Objective
Which lines contain the word "that"? Return each of them as written.

---------------

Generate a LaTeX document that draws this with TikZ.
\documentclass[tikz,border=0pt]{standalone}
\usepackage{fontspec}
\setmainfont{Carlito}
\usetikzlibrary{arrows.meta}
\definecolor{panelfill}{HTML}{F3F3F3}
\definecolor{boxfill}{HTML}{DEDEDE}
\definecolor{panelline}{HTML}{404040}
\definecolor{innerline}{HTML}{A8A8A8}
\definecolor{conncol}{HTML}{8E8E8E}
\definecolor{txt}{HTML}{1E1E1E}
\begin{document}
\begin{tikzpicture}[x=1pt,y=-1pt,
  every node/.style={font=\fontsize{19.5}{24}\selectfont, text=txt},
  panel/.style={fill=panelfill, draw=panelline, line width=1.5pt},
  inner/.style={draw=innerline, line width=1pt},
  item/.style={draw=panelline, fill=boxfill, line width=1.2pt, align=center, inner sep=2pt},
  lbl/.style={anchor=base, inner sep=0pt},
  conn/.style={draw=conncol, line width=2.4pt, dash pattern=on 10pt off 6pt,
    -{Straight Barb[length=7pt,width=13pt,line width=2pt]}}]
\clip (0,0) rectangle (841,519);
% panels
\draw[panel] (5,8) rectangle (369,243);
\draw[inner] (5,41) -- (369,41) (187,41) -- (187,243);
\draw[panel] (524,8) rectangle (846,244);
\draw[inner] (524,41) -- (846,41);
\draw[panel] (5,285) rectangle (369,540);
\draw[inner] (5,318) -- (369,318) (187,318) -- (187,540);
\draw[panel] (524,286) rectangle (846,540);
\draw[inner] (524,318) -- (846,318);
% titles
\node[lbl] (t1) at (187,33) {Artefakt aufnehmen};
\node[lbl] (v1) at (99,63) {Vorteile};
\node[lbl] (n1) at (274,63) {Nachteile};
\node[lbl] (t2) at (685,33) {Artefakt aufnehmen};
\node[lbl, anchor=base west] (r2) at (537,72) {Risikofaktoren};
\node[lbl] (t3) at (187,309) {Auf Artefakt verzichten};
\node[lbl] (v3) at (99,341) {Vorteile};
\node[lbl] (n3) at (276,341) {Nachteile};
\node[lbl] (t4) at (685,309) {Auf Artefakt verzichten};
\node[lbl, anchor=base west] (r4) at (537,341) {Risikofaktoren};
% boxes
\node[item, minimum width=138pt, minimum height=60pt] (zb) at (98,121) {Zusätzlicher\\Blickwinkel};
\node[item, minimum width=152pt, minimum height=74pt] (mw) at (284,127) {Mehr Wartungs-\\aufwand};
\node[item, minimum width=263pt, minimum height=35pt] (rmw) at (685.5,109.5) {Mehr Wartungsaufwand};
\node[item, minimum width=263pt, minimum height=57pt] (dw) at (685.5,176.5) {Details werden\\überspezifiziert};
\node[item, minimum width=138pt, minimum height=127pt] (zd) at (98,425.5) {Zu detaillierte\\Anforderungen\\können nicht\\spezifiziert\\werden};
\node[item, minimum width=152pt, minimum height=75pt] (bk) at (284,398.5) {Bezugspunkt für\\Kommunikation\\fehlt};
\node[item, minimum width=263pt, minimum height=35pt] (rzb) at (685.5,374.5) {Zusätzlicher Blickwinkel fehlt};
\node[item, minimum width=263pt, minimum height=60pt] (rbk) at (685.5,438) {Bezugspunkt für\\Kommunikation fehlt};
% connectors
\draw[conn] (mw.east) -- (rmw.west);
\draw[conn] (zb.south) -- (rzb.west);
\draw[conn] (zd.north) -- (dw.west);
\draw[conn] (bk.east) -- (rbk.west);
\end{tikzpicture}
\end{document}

---------------

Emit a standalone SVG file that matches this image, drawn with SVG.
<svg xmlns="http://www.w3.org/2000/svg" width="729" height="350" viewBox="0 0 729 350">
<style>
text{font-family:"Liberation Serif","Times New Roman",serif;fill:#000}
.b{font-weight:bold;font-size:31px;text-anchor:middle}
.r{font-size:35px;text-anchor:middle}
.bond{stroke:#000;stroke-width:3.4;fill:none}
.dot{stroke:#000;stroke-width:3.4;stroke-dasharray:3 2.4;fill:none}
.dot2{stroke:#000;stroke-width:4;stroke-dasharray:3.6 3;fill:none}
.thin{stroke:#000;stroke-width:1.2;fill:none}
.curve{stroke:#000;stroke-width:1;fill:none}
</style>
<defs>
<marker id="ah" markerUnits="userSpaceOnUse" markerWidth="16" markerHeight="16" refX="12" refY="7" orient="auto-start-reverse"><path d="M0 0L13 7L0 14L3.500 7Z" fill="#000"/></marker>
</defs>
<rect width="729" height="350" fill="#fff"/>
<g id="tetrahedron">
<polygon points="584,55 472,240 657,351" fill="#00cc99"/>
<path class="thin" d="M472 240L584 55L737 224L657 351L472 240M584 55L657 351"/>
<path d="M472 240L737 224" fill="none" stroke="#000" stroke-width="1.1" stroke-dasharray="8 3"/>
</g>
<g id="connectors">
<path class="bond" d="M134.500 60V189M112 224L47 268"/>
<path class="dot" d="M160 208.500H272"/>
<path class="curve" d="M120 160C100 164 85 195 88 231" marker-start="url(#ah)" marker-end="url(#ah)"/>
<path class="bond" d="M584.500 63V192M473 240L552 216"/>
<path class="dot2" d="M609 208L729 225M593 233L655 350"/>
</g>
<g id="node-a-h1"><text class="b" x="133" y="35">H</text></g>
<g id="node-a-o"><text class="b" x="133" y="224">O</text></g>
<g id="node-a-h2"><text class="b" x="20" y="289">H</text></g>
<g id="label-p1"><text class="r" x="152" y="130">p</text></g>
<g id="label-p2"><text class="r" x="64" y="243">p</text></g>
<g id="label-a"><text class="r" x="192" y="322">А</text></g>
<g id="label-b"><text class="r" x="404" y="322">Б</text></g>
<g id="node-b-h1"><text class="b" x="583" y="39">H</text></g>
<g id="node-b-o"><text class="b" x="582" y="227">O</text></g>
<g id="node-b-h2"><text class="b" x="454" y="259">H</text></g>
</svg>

---------------

Written reply
Generate a LaTeX document that draws this with TikZ.
Emit a standalone SVG file that matches this image, drawn with SVG.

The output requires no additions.